Yes, of course, I forgot that this is btrfs... a bit embarassing, really. Thanks for clarifying!
Message 8 of 17
Hephaestus1
Aspirant

Re: How to cCheck Size of a share/folder?

Something still does not add up (pun intended). If the explanation given reflects the mechanism correctly, it should also be impossible (or: not that easy) to show size of a single file. Yet under "browse" sizes of all single files are listed. Regardless of btrfs mechanism I fail to see why one can have, say, 20 files in a folder, each one showing, say 1GB size... yet supposedly there is no easy way to show the folder size being in total 20GB. Just calculate from the bottom up, add, rather straightforward I would say.

Yes, I am aware that interpratation of what the folder really is and how the data blocks are distributed is not easy, but for the purpose of showing how much space on the disk is consumed by a folder this is irrelevant. It becomes a bit mystical if we copy 100GB of data to NAS, to physicall disks, and from now on we are unable to say how much of this physical disk the data (and snapshots, if enabled) consume.
Message 9 of 17
StephenB
Guru

Re: How to cCheck Size of a share/folder?

Each file size includes shared and unshared data blocks. To get the actual disk usage for the share you can't double-count (or triple count) the shared blocks.

Avoiding the multiple-counting for the shared blocks is the problem.
Message 10 of 17
Hephaestus1
Aspirant

Re: How to cCheck Size of a share/folder?

Hypothetically, if a file system consisted of one file only, the file being 1GB, this file consumes 1GB of physical disk space.
If a file system consists of more files (usually the case), the same file does not consume 1GB of physical disk space (shared blocks).

Thus "size of a single file" really means: the size when the file is copied outside of ReadyNAS OS environment. Adding all files sizes within a folder, and showing the result as folder/share size would simply follow already adopted logic: this is the size of the folder when it is copied outside of ReadyNAS OS environment. Showing size of files and not showing the size of folders is logically inconsistent.
Message 11 of 17
StephenB
Guru

Re: How to cCheck Size of a share/folder?

Hephaestus wrote:
Hypothetically, if a file system consisted of one file only, the file being 1GB, this file consumes 1GB of physical disk space.
If a file system consists of more files (usually the case), the same file does not consume 1GB of physical disk space (shared blocks).

Thus "size of a single file" really means: the size when the file is copied outside of ReadyNAS OS environment. Adding all files sizes within a folder, and showing the result as folder/share size would simply follow already adopted logic: this is the size of the folder when it is copied outside of ReadyNAS OS environment.
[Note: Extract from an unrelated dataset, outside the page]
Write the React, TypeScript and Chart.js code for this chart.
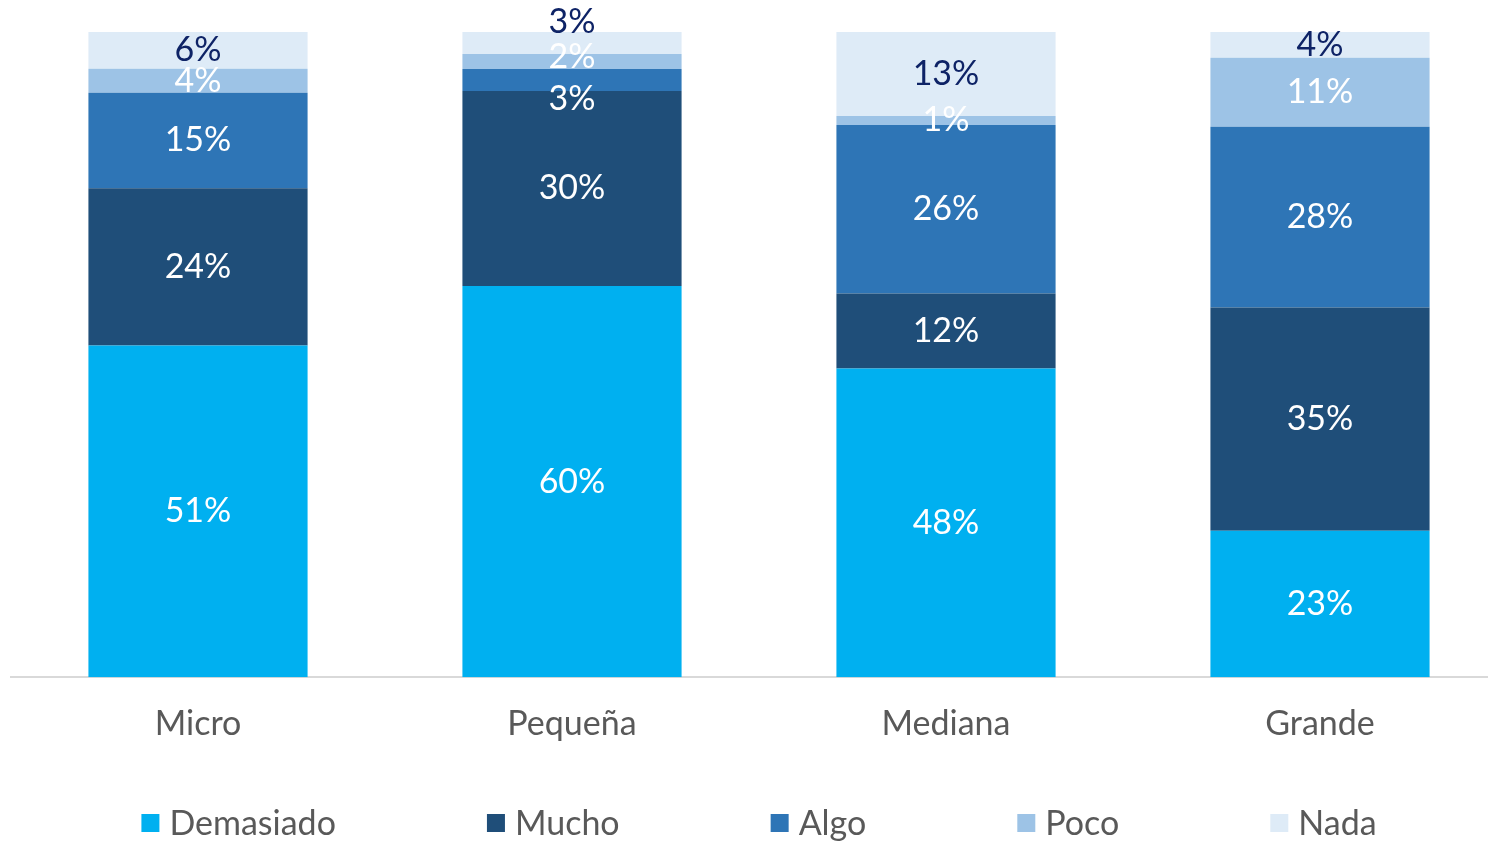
import React, { useEffect, useRef } from "react";
import { Chart, registerables } from "chart.js";

Chart.register(...registerables);

const categories = ["Micro", "Pequeña", "Mediana", "Grande"];
const seriesNames = ["Demasiado", "Mucho", "Algo", "Poco", "Nada"];
const demasiado = [51.4, 60.4, 47.8, 22.7];
const mucho = [24.4, 30.1, 11.6, 34.6];
const algo = [14.8, 3.4, 26.1, 28.0];
const poco = [3.7, 2.3, 1.4, 10.7];
const nada = [5.7, 3.4, 13.0, 4.0];

const seriesValues = [demasiado, mucho, algo, poco, nada];
const seriesColors = ["#00B0F0", "#1F4E79", "#2E75B6", "#9DC3E6", "#DEEBF7"];
const labelColors = ["#FFFFFF", "#FFFFFF", "#FFFFFF", "#FFFFFF", "#0E2366"];
// manual label nudges (px) keyed "dataset-category"
const labelNudges: Record<string, number> = { "4-1": -21, "3-1": -4, "2-1": 19 };

const FONT = "Lato, 'Open Sans', sans-serif";
const TEXT_GREY = "#595959";

const totals = categories.map((_, i) => seriesValues.reduce((s, arr) => s + arr[i], 0));

const dataLabelPlugin = {
  id: "dataLabels",
  afterDatasetsDraw(chart: any) {
    const ctx = chart.ctx;
    ctx.save();
    ctx.font = `34px ${FONT}`;
    ctx.textAlign = "center";
    ctx.textBaseline = "middle";
    chart.data.datasets.forEach((ds: any, di: number) => {
      const meta = chart.getDatasetMeta(di);
      meta.data.forEach((el: any, ci: number) => {
        const raw = seriesValues[di][ci];
        const cy = (el.y + el.base) / 2 + (labelNudges[`${di}-${ci}`] || 0);
        ctx.fillStyle = labelColors[di];
        ctx.fillText(`${Math.round(raw)}%`, el.x, cy);
      });
    });
    ctx.restore();
  },
};

const customLegendPlugin = {
  id: "customLegend",
  afterDraw(chart: any) {
    const ctx = chart.ctx;
    ctx.save();
    ctx.font = `34px ${FONT}`;
    const box = 18;
    const boxGap = 10;
    const itemGap = 151;
    const widths = seriesNames.map((n) => box + boxGap + ctx.measureText(n).width);
    const total = widths.reduce((a, b) => a + b, 0) + itemGap * (seriesNames.length - 1);
    let x = chart.width / 2 - total / 2;
    const y = 823;
    ctx.textBaseline = "middle";
    ctx.textAlign = "left";
    seriesNames.forEach((n, i) => {
      ctx.fillStyle = seriesColors[i];
      ctx.fillRect(x, y - box / 2, box, box);
      ctx.fillStyle = TEXT_GREY;
      ctx.fillText(n, x + box + boxGap, y + 1);
      x += widths[i] + itemGap;
    });
    ctx.restore();
  },
};

export default function App() {
  const canvasRef = useRef<HTMLCanvasElement | null>(null);

  useEffect(() => {
    if (!canvasRef.current) return;
    const chart = new Chart(canvasRef.current, {
      type: "bar",
      data: {
        labels: categories,
        datasets: seriesNames.map((name, di) => ({
          label: name,
          data: seriesValues[di].map((v, ci) => (v / totals[ci]) * 100),
          backgroundColor: seriesColors[di],
          borderWidth: 0,
          barPercentage: 0.586,
          categoryPercentage: 1,
        })),
      },
      options: {
        animation: false,
        responsive: false,
        maintainAspectRatio: false,
        layout: { padding: { left: 11, right: 11, top: 32, bottom: 72 } },
        plugins: {
          legend: { display: false },
          tooltip: { enabled: false },
        },
        scales: {
          x: {
            stacked: true,
            grid: { display: false, drawTicks: false, tickLength: 0 },
            border: { display: true, color: "#D9D9D9", width: 2 },
            ticks: {
              color: TEXT_GREY,
              font: { family: FONT, size: 34 },
              padding: 26,
            },
          },
          y: {
            stacked: true,
            display: false,
            min: 0,
            max: 100,
          },
        },
      },
      plugins: [dataLabelPlugin, customLegendPlugin],
    });
    return () => chart.destroy();
  }, []);

  return (
    <div
      style={{
        position: "fixed",
        left: 0,
        top: 0,
        width: 1488,
        height: 842,
        overflow: "hidden",
        background: "#FFFFFF",
      }}
    >
      <canvas ref={canvasRef} width={1518} height={842} style={{ display: "block" }} />
    </div>
  );
}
Showing size of files and not showing the size of folders is logically inconsistent.
Thought experiment (a): Let's say you have a share with a single 1 GB MP4 file in it. You take 1 snapshot.

The folder+snapshot will be reported as 2 GB total space by btrfs, but the actual disk space used is only 1 GB.

Now let's change the thought experiment.

Thought experiment (b): Now you add a tag to that MP4 file which rewrites all the data in the file (shifting it a little bit). BTRFS will again report the folder+snapshot as taking 2 GB. And now it will actually take 2 GB of space.

So btrfs (without the quota option enabled) can't tell you how much actual disk space is used by the folder and its associated snapshots.


Now there is some use for simply knowing the total file space in the main share - ignoring the snapshots and CoW and simply summing up the sizes of the files as you say. That number is readily available in ssh (the normal du command will give it to you). And it could be easily added to the GUI.

But I am interested in knowing the actual disk space used by the folder+snapshots too - because I can use that to tell me where I need to delete snapshots as the disk fills.
Message 12 of 17
Hephaestus1
Aspirant

Re: How to cCheck Size of a share/folder?

Yes, agree. I guess my angle was: data on NAS is often moved out to different environments; to copy folders to external computer, to backup selected folders from NAS to external drive, etc. I have extensive knowledge of other file systems architecture, but only very basic knowledge of BTRFS. With my limited BTRFS understanding it appears to me that changing what is understood here by "folder size" is necessary. My initial impression is that some conceptual problems could be solved by saying: "[in BTRFS] we can only say that a folder size is 10GB when it is copied outside of BTRFS environment. Within the BTRFS environment concept of "folder size" is different, and saying that it is 10GB is meaningless". Perhaps even changing naming convention within BTRFS could also help, to something like: "Ext Size" for "exported" or "external" size. With that paradigm change in place knowing "Ext Size" would be very helpful for users. I need to think about it more in my spare time.
Message 13 of 17
AndreasKa
Tutor

Re: How to cCheck Size of a share/folder?

Now there is some use for simply knowing the total file space in the main share - ignoring the snapshots and CoW and simply summing up the sizes of the files as you say


I think that should be added to start with; just about every second post in the forum talks about backing up your data but it would be nice to know how much space is required on the external storage to actually do that backup, and that number would not include snapshots/CoW.

So just add that with a note saying "file space (excluding snapshots & CoW data)".
Message 14 of 17
Hephaestus1
Aspirant

Re: How to cCheck Size of a share/folder?

For solution see: viewtopic.php?f=7&t=81129
Message 15 of 17
bizmate
Tutor

Re: How to cCheck Size of a share/folder?

it looks like this link is dead? is there something that can be enabled to see the folder sizes, if copied to an outside disk that is?

Message 16 of 17
StephenB
Guru

Re: How to cCheck Size of a share/folder?


@bizmate wrote:

it looks like this link is dead? is there something that can be enabled to see the folder sizes,


You can see the,on-disk space by enabling quota on the volume settings page, and then looking at the shares page in the admin web ui.

 

That space includes the space consumed by snapshots.